» Data for this task
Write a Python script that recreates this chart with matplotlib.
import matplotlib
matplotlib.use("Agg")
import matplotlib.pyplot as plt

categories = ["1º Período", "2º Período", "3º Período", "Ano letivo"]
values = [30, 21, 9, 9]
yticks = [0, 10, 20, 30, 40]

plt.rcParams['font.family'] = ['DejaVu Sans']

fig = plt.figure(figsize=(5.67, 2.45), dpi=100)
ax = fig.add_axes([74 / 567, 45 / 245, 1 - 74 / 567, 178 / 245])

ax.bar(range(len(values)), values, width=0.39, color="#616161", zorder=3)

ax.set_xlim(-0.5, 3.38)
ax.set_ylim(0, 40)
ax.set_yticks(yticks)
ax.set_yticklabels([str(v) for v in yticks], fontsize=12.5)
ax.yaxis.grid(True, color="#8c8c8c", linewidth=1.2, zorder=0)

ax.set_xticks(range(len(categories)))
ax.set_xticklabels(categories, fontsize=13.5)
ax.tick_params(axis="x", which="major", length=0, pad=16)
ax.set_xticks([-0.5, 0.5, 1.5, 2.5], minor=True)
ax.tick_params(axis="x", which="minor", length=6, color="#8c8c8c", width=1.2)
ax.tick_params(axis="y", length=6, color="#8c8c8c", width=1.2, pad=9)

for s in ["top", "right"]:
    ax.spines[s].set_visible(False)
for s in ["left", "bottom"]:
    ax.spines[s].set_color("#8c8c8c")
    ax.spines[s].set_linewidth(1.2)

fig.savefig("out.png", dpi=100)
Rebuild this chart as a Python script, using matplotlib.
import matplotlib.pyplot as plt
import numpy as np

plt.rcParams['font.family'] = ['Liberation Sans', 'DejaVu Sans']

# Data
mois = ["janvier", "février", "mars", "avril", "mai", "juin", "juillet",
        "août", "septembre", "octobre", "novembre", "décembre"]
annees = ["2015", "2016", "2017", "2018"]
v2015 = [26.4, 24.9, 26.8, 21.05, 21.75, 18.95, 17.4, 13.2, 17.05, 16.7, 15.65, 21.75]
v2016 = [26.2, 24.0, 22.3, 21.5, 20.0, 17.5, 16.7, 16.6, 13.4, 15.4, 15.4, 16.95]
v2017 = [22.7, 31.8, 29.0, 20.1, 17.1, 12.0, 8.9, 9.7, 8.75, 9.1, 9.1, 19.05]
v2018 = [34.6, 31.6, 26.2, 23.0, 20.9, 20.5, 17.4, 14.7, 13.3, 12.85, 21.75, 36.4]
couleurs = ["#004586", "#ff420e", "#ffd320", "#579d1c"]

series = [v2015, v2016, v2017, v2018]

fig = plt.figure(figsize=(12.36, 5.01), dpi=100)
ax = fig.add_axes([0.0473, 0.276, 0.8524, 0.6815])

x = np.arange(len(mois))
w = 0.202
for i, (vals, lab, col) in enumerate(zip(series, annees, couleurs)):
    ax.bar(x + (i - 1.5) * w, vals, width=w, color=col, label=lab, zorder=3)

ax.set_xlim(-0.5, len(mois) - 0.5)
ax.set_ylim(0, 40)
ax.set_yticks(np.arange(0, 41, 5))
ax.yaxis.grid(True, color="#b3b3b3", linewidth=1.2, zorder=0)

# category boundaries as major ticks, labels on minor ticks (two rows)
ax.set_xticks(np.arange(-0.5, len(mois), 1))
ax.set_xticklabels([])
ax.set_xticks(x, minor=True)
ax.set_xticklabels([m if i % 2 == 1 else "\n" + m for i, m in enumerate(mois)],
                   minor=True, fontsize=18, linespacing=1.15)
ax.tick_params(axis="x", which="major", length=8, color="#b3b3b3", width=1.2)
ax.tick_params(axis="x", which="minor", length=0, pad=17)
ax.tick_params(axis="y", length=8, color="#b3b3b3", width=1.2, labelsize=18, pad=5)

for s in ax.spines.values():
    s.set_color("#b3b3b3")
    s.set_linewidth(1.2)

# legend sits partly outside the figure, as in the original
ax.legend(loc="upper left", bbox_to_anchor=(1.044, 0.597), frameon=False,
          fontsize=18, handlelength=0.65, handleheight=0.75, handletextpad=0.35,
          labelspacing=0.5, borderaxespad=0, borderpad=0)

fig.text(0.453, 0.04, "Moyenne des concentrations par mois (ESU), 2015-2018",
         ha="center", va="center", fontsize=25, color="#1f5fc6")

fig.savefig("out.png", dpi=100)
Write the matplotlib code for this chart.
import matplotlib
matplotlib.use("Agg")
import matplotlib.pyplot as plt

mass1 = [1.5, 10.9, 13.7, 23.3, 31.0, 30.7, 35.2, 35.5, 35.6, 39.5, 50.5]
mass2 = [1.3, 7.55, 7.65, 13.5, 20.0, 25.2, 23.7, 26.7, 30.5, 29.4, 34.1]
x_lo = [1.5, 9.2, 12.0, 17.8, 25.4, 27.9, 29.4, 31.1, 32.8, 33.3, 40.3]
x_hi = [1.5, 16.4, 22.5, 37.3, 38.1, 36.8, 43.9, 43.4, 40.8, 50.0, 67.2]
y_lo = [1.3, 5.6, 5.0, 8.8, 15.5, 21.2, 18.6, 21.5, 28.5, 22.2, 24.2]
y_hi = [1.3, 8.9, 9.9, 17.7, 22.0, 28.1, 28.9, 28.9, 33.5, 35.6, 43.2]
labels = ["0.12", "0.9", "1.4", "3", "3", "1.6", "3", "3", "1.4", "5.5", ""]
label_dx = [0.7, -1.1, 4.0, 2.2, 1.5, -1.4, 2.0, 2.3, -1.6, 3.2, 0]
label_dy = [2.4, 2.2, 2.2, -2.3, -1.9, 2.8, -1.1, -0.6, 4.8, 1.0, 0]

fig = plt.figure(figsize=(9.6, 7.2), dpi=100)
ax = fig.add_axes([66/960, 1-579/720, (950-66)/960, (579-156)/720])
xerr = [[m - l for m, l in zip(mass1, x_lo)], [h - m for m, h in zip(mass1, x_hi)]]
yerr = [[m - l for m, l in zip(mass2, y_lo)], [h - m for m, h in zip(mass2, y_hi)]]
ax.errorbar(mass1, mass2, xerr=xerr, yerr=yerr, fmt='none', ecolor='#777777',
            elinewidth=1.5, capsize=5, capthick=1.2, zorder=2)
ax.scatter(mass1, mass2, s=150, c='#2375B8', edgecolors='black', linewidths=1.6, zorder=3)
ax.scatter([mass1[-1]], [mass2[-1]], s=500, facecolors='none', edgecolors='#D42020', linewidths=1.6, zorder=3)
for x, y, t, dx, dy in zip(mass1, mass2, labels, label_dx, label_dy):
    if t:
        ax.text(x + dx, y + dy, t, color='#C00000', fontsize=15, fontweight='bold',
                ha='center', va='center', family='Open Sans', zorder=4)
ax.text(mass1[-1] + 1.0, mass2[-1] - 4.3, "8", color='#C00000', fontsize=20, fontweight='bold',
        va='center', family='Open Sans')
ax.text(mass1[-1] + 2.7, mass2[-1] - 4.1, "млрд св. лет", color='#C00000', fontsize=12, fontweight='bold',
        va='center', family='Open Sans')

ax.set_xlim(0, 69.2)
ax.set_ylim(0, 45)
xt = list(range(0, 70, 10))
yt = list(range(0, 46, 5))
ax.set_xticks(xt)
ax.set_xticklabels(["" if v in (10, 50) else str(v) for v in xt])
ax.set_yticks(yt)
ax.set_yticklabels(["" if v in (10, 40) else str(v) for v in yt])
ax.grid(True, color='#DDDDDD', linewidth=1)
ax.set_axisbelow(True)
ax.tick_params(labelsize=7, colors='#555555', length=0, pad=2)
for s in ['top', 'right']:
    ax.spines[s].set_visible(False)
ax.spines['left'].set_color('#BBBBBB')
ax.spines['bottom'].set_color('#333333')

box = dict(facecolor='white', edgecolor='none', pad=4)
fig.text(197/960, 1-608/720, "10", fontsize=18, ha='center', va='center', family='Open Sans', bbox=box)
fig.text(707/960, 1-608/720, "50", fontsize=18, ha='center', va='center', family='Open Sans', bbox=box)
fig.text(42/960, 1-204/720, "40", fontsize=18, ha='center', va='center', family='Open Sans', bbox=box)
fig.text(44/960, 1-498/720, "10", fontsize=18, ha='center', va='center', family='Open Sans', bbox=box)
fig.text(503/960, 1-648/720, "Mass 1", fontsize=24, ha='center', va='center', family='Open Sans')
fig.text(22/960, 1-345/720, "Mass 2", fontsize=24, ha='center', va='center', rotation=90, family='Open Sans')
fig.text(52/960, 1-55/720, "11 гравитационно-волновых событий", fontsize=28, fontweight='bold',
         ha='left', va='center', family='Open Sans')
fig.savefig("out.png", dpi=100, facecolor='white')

» Direction
Nothing but the lines from the one with "Rebuild this chart" through the one with "plt.rcParams['font.family'] = ['Liberation" should be repeated, and each exactly.

» Solution
Rebuild this chart as a Python script, using matplotlib.
import matplotlib.pyplot as plt
import numpy as np

plt.rcParams['font.family'] = ['Liberation Sans', 'DejaVu Sans']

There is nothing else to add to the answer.